Listen, I want to be explicit about what I think good looks like

We need to work out a feedback loop.
First, you don't want to talk about outcomes right now. you just want to be explicit about, you know, what's the goal or should this work.
You get in sync with the other person, you do not want to talk about the other's bad or other's good
Then you move to the next part of the conversation, you talk about your experience. You're trying to bring transparency into your confusion.
Then you're trying to figure out the other person(s) experience
Now you look at the differences between the standards you look upon and what actually happen, and the gap between these two things is the gap of performance.
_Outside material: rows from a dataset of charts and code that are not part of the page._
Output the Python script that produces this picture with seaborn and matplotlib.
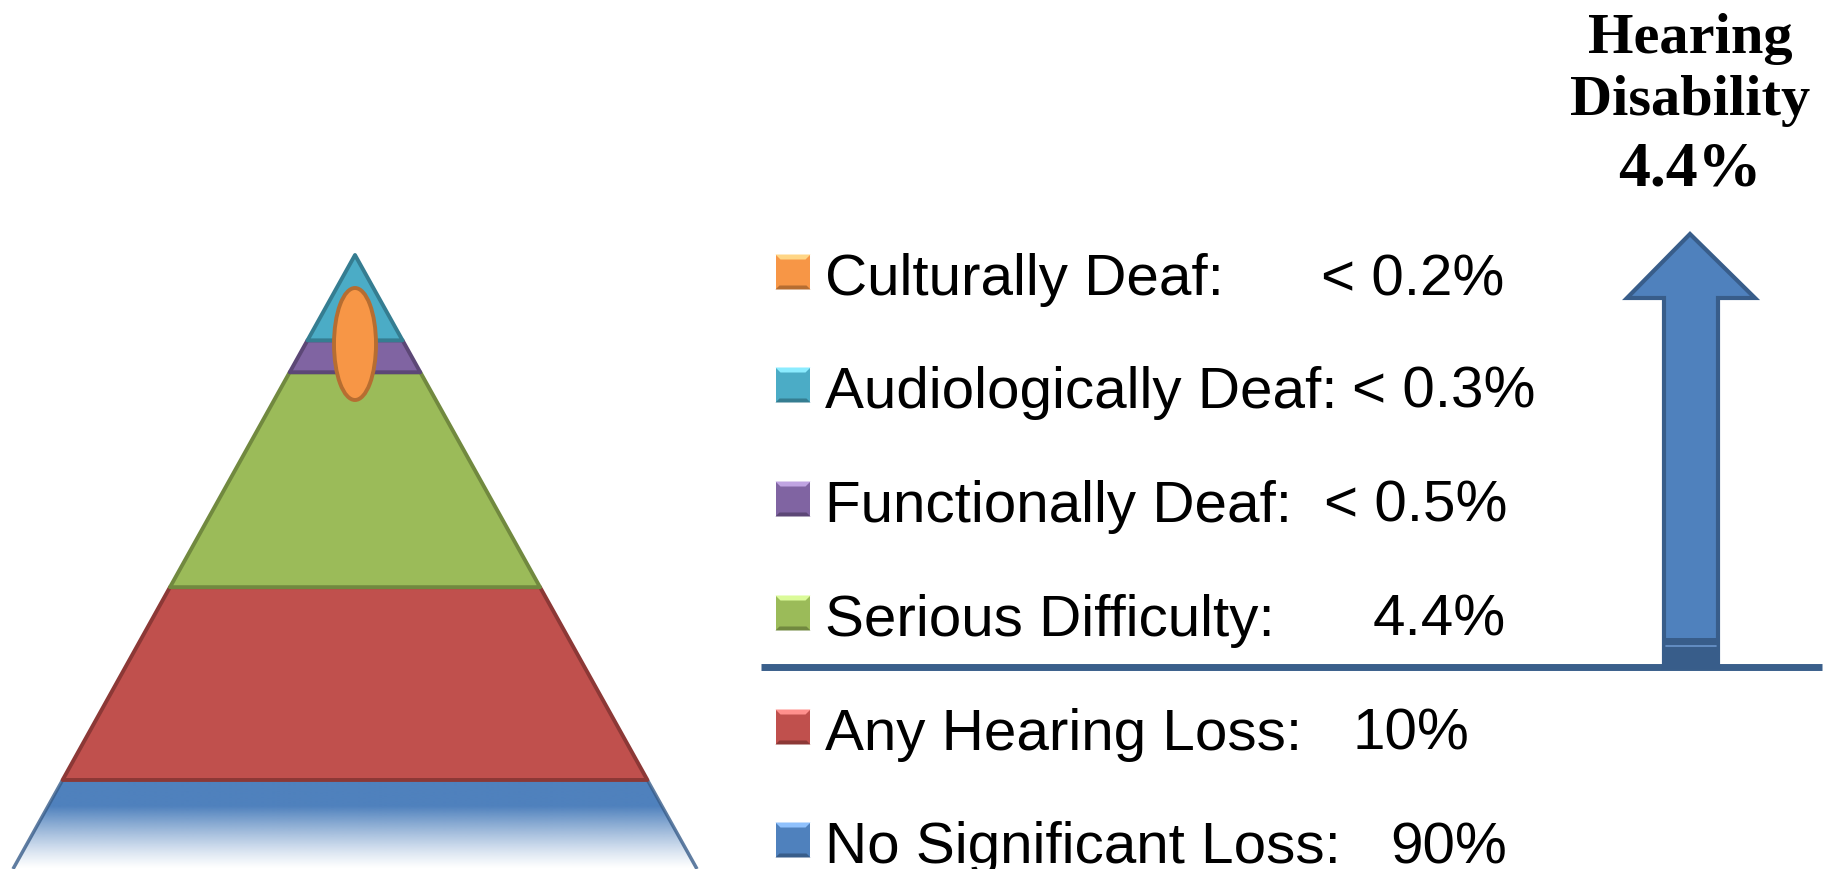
import numpy as np
import matplotlib
matplotlib.use("Agg")
import matplotlib.pyplot as plt
import seaborn as sns
import pandas as pd
from matplotlib.patches import Polygon, Ellipse, Rectangle

# ---------------- data ----------------
categories = ["Culturally Deaf:", "Audiologically Deaf:", "Functionally Deaf:",
              "Serious Difficulty:", "Any Hearing Loss:", "No Significant Loss:"]
values = ["< 0.2%", "< 0.3%", "< 0.5%", "4.4%", "10%", "90%"]
fill_colors = ["#F79646", "#4BACC6", "#8064A2", "#9BBB59", "#C0504D", "#4F81BD"]
edge_colors = ["#B66D31", "#357D91", "#5C4776", "#71893F", "#8C3836", "#385D8A"]
# pyramid band bottoms (fraction of pyramid height from apex) for
# Audiologically, Functionally, Serious, Any, No Significant
band_bottoms = [0.139, 0.191, 0.541, 0.855, 1.0]
title_lines = ["Hearing", "Disability", "4.4%"]

# ---------------- style ----------------
sns.set_theme(style="white")
plt.rcParams['font.family'] = ['Liberation Sans', 'DejaVu Sans']

W, H = 1835, 869
fig = plt.figure(figsize=(W / 100, H / 100), dpi=100)
ax = fig.add_axes([0, 0, 1, 1])
ax.set_xlim(0, W)
ax.set_ylim(H, 0)
ax.axis('off')

# ---------------- pyramid ----------------
apex_x, apex_y, pyr_h, half_base = 355, 255, 614, 342
yf = lambda f: apex_y + f * pyr_h
hw = lambda f: half_base * f
tops = [0.0] + band_bottoms[:-1]

for i in reversed(range(len(band_bottoms))):
    t, b = tops[i], band_bottoms[i]
    ci = i + 1
    pts = [(apex_x - hw(t), yf(t)), (apex_x + hw(t), yf(t)),
           (apex_x + hw(b), yf(b)), (apex_x - hw(b), yf(b))]
    if ci == 5:
        poly = Polygon(pts, closed=True, facecolor='none', edgecolor='none')
        ax.add_patch(poly)
        n = 200
        alpha = np.ones(n)
        k = int(n * 0.3)
        alpha[k:] = np.linspace(1.0, 0.0, n - k) ** 1.2
        rgb = matplotlib.colors.to_rgb(fill_colors[ci])
        img = np.zeros((n, 1, 4))
        img[:, 0, :3] = rgb
        img[:, 0, 3] = alpha
        im = ax.imshow(img, extent=(apex_x - hw(b), apex_x + hw(b), yf(b), yf(t)),
                       origin='upper', aspect='auto', zorder=1, interpolation='bilinear')
        im.set_clip_path(poly)
        for sgn in (-1, 1):
            ax.plot([apex_x + sgn * hw(t), apex_x + sgn * hw(b)], [yf(t), yf(b)],
                    color=edge_colors[ci], lw=2.5, alpha=0.8, zorder=2, solid_capstyle='butt')
    else:
        ax.add_patch(Polygon(pts, closed=True, facecolor=fill_colors[ci],
                             edgecolor=edge_colors[ci], lw=2.8, joinstyle='round', zorder=2 + (5 - ci)))

ax.add_patch(Ellipse((apex_x, 344), 42, 112, facecolor=fill_colors[0],
                     edgecolor=edge_colors[0], lw=2.8, zorder=10))

# ---------------- legend ----------------
row_base = [295, 408, 522, 636, 750, 863]
marker_x = 793
df = pd.DataFrame({"x": [marker_x] * len(categories),
                   "y": [b - 23 for b in row_base],
                   "cat": categories})
sns.scatterplot(data=df, x="x", y="y", hue="cat", palette=fill_colors, marker='s',
                s=620, edgecolor=None, linewidth=0, legend=False, ax=ax, zorder=5)
for i, (xx, yy) in enumerate(zip(df["x"], df["y"])):
    h = 17.5
    light = tuple(min(1, c + 0.25) for c in matplotlib.colors.to_rgb(fill_colors[i]))
    dark = edge_colors[i]
    ax.add_patch(Polygon([(xx - h, yy - h), (xx + h, yy - h), (xx + h - 5, yy - h + 5), (xx - h + 5, yy - h + 5)],
                         facecolor=light, edgecolor='none', zorder=6))
    ax.add_patch(Polygon([(xx - h, yy + h), (xx + h, yy + h), (xx + h - 4, yy + h - 4), (xx - h + 4, yy + h - 4)],
                         facecolor=dark, edgecolor='none', zorder=6))

value_right = [1504, 1535, 1507, 1506, 1469, 1507]
for i, (cat, val) in enumerate(zip(categories, values)):
    ax.text(825, row_base[i], cat, fontsize=42, va='baseline', ha='left', color='black')
    ax.text(value_right[i], row_base[i], val, fontsize=42, va='baseline', ha='right', color='black')

# ---------------- divider and arrow ----------------
ax.plot([761, 1822], [667, 667], color="#3A5F8B", lw=5, solid_capstyle='butt', zorder=3)

arrow = [(1664, 667), (1664, 298), (1627, 298), (1690, 234), (1755, 298),
         (1718, 298), (1718, 667)]
ax.add_patch(Polygon(arrow, closed=True, facecolor="#4F81BD", edgecolor="#385D8A",
                     lw=3, joinstyle='miter', zorder=4))
ax.add_patch(Rectangle((1664, 638), 54, 29, facecolor="#385D8A", edgecolor='none', zorder=5))
ax.plot([1666, 1716], [646, 646], color="#6A95CC", lw=1.2, zorder=6)

# ---------------- title ----------------
title_base = [53, 115, 185]
title_sizes = [42, 42, 46]
for line, yb, fs in zip(title_lines, title_base, title_sizes):
    ax.text(1690, yb, line, fontsize=fs, fontweight='bold', va='baseline', ha='center',
            family=['Liberation Serif', 'DejaVu Serif'], color='black')

fig.savefig("out.png", dpi=100, facecolor='white')
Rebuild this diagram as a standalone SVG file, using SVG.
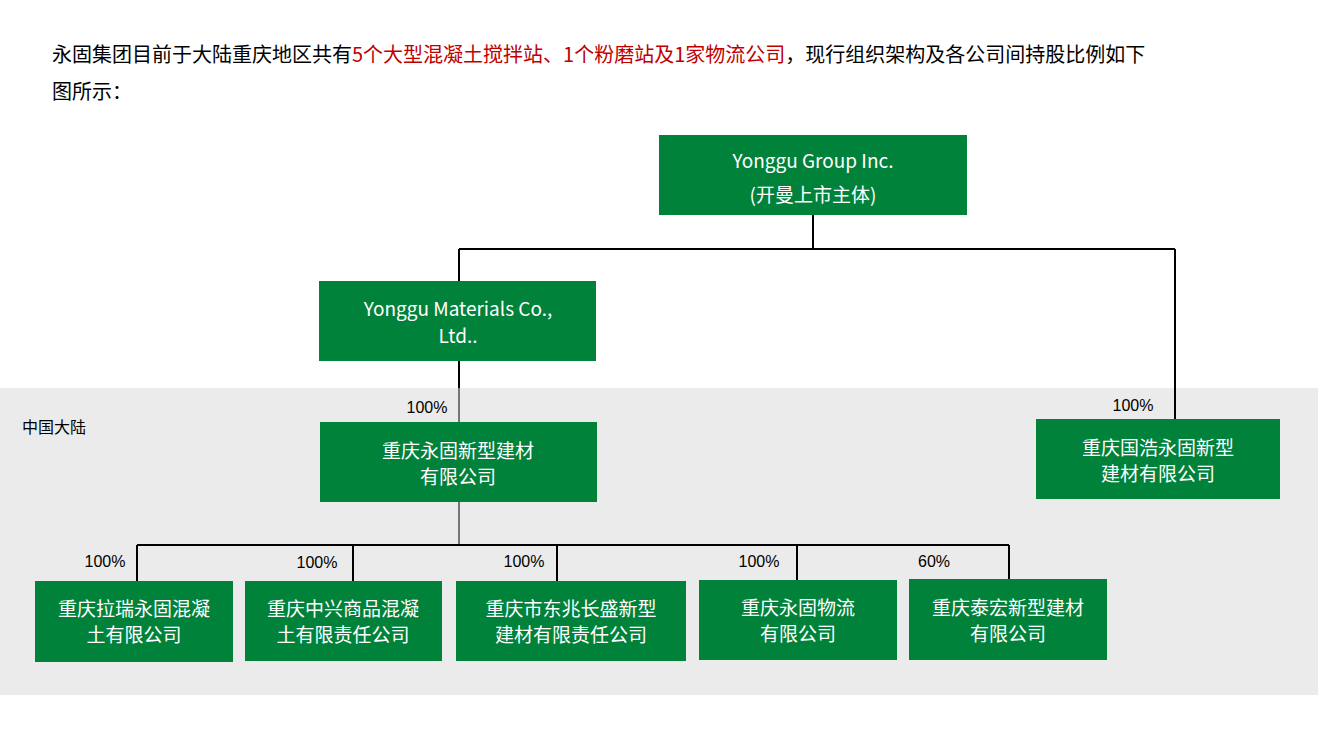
<svg xmlns="http://www.w3.org/2000/svg" width="1318" height="741" viewBox="0 0 1318 741">
<style>
.box{fill:#00823b}
.bt{fill:#fff;font-family:"Noto Sans CJK SC","Noto Sans",sans-serif;font-size:19px;text-anchor:middle}
.pct{fill:#000;font-family:"Liberation Sans",sans-serif;font-size:16px;text-anchor:middle}
.ln{stroke:#000;stroke-width:2;fill:none}
.t{font-family:"Noto Sans CJK SC",sans-serif;font-size:20px;fill:#000}
</style>
<rect width="1318" height="741" fill="#fff"/>
<rect x="0" y="388" width="1318" height="307" fill="#ebebeb"/>
<text class="t" x="52" y="62">永固集团目前于大陆重庆地区共有<tspan fill="#c00000">5个大型混凝土搅拌站、1个粉磨站及1家物流公司</tspan>，现行组织架构及各公司间持股比例如下</text>
<text class="t" x="52" y="99">图所示：</text>
<text x="22" y="433" font-family="Noto Sans CJK SC,sans-serif" font-size="16">中国大陆</text>
<g id="connectors">
<path class="ln" d="M813 215V249M459 249H1175M459 249V281M1175 249V419M459 361V388"/>
<path d="M459 388V422M459 502V545" stroke="#777" stroke-width="2"/>
<path class="ln" d="M137 545H1009M137 545V581M353 545V581M557 545V581M797 545V580M1009 545V579"/>
</g>
<g class="pct">
<text x="427" y="413">100%</text>
<text x="1133" y="411">100%</text>
<text x="105" y="567">100%</text>
<text x="317" y="568">100%</text>
<text x="524" y="567">100%</text>
<text x="759" y="567">100%</text>
<text x="934" y="567">60%</text>
</g>
<g id="n0"><rect class="box" x="659" y="135" width="308" height="80"/><text class="bt" x="813" y="168">Yonggu Group Inc.</text><text class="bt" x="813" y="202">(开曼上市主体)</text></g>
<g id="n1"><rect class="box" x="319" y="281" width="277" height="80"/><text class="bt" x="458" y="316">Yonggu Materials Co.,</text><text class="bt" x="458" y="343">Ltd..</text></g>
<g id="n2"><rect class="box" x="320" y="422" width="277" height="80"/><text class="bt" x="458" y="458">重庆永固新型建材</text><text class="bt" x="458" y="484">有限公司</text></g>
<g id="n3"><rect class="box" x="1036" y="419" width="244" height="80"/><text class="bt" x="1158" y="455">重庆国浩永固新型</text><text class="bt" x="1158" y="481">建材有限公司</text></g>
<g id="n4"><rect class="box" x="35" y="581" width="198" height="81"/><text class="bt" x="134" y="616">重庆拉瑞永固混凝</text><text class="bt" x="134" y="642">土有限公司</text></g>
<g id="n5"><rect class="box" x="245" y="581" width="197" height="80"/><text class="bt" x="343" y="616">重庆中兴商品混凝</text><text class="bt" x="343" y="642">土有限责任公司</text></g>
<g id="n6"><rect class="box" x="456" y="581" width="230" height="80"/><text class="bt" x="571" y="616">重庆市东兆长盛新型</text><text class="bt" x="571" y="642">建材有限责任公司</text></g>
<g id="n7"><rect class="box" x="699" y="580" width="198" height="80"/><text class="bt" x="798" y="615">重庆永固物流</text><text class="bt" x="798" y="641">有限公司</text></g>
<g id="n8"><rect class="box" x="909" y="579" width="198" height="81"/><text class="bt" x="1008" y="615">重庆泰宏新型建材</text><text class="bt" x="1008" y="641">有限公司</text></g>
</svg>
It is the feedback you're trying to deliver.
You're having a conversation about how you want to help them
Let's figure out why the bad outcome happen.
Be explicit about the standards, norms you're comparing to
Work out your own confusion about that expectation and figure out what the other person was experiencing
Then move to the "gap in performance"
in other words...

1. you're being very explicit about what you need somebody else to know,
2 .you're being open minded about what you could be missing
3. you're conducting the feedback in a way the other person feel enlisted
* First you work out that the other person knows what you know: what's the goal and your experience*
* Second you get in sync on what the reality was
* Third you look at the gap between those two
It's not an accusation, it's an attempt at discovering what is true.

We all have expectations, consciously or not. When these do not match with our current situation, we make a "narrative" to try to explain what's wrong with us, other people or life and the world in general.

When it happens, we often search for the "guilty" person or stuff. At these moments, we fail to realize that we're caught up in confusion and need a feedback loop.